Given material:
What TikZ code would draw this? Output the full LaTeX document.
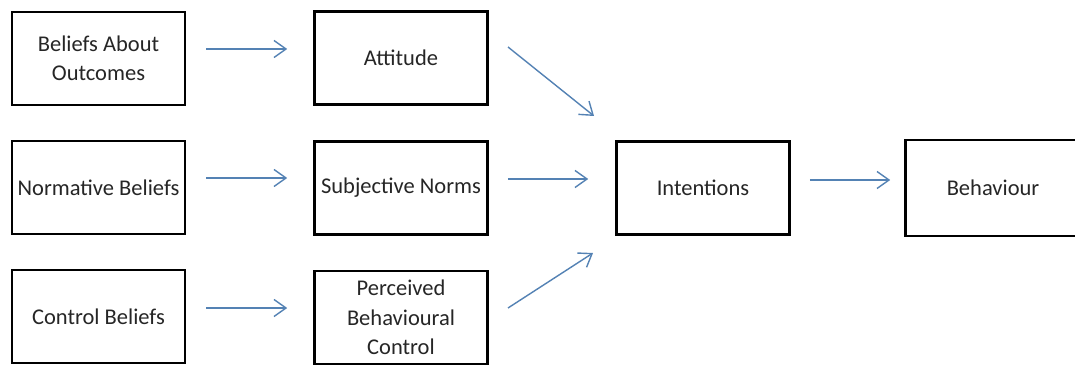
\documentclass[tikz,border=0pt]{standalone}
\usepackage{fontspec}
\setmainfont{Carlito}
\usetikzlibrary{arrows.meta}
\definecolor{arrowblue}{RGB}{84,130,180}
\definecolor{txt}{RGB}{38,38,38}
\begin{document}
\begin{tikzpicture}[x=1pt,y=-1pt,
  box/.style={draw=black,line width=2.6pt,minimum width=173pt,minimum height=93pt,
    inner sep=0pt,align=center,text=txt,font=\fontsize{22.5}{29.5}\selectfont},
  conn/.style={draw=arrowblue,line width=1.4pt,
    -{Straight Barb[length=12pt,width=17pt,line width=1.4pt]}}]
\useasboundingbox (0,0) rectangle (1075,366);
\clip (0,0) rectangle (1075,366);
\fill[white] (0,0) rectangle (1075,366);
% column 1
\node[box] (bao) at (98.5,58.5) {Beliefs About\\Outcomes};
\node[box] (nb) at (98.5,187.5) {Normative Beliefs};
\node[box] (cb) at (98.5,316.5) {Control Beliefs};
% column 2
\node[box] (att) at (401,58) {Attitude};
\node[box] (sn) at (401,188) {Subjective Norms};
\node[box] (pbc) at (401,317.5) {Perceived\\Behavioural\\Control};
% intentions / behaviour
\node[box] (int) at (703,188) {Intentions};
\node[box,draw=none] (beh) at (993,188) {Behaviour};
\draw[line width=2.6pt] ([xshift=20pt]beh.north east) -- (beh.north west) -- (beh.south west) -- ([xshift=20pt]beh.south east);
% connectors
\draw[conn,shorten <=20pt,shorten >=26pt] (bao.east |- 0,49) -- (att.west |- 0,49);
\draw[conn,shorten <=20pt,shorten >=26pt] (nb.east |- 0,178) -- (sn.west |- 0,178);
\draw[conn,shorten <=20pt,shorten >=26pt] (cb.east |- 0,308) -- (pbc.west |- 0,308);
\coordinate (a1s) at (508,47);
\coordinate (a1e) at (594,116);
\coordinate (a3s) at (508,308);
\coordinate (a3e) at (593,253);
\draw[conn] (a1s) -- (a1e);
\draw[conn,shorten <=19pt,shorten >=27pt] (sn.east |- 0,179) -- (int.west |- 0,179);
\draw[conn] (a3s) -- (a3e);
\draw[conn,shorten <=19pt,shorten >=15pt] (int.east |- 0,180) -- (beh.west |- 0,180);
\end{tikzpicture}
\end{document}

What this task involves: Extract all the data above exactly, excluding every picture.

Answer:
What TikZ code would draw this? Output the full LaTeX document.
\documentclass[tikz,border=0pt]{standalone}
\usepackage{fontspec}
\setmainfont{Carlito}
\usetikzlibrary{arrows.meta}
\definecolor{arrowblue}{RGB}{84,130,180}
\definecolor{txt}{RGB}{38,38,38}
\begin{document}
\begin{tikzpicture}[x=1pt,y=-1pt,
  box/.style={draw=black,line width=2.6pt,minimum width=173pt,minimum height=93pt,
    inner sep=0pt,align=center,text=txt,font=\fontsize{22.5}{29.5}\selectfont},
  conn/.style={draw=arrowblue,line width=1.4pt,
    -{Straight Barb[length=12pt,width=17pt,line width=1.4pt]}}]
\useasboundingbox (0,0) rectangle (1075,366);
\clip (0,0) rectangle (1075,366);
\fill[white] (0,0) rectangle (1075,366);
% column 1
\node[box] (bao) at (98.5,58.5) {Beliefs About\\Outcomes};
\node[box] (nb) at (98.5,187.5) {Normative Beliefs};
\node[box] (cb) at (98.5,316.5) {Control Beliefs};
% column 2
\node[box] (att) at (401,58) {Attitude};
\node[box] (sn) at (401,188) {Subjective Norms};
\node[box] (pbc) at (401,317.5) {Perceived\\Behavioural\\Control};
% intentions / behaviour
\node[box] (int) at (703,188) {Intentions};
\node[box,draw=none] (beh) at (993,188) {Behaviour};
\draw[line width=2.6pt] ([xshift=20pt]beh.north east) -- (beh.north west) -- (beh.south west) -- ([xshift=20pt]beh.south east);
% connectors
\draw[conn,shorten <=20pt,shorten >=26pt] (bao.east |- 0,49) -- (att.west |- 0,49);
\draw[conn,shorten <=20pt,shorten >=26pt] (nb.east |- 0,178) -- (sn.west |- 0,178);
\draw[conn,shorten <=20pt,shorten >=26pt] (cb.east |- 0,308) -- (pbc.west |- 0,308);
\coordinate (a1s) at (508,47);
\coordinate (a1e) at (594,116);
\coordinate (a3s) at (508,308);
\coordinate (a3e) at (593,253);
\draw[conn] (a1s) -- (a1e);
\draw[conn,shorten <=19pt,shorten >=27pt] (sn.east |- 0,179) -- (int.west |- 0,179);
\draw[conn] (a3s) -- (a3e);
\draw[conn,shorten <=19pt,shorten >=15pt] (int.east |- 0,180) -- (beh.west |- 0,180);
\end{tikzpicture}
\end{document}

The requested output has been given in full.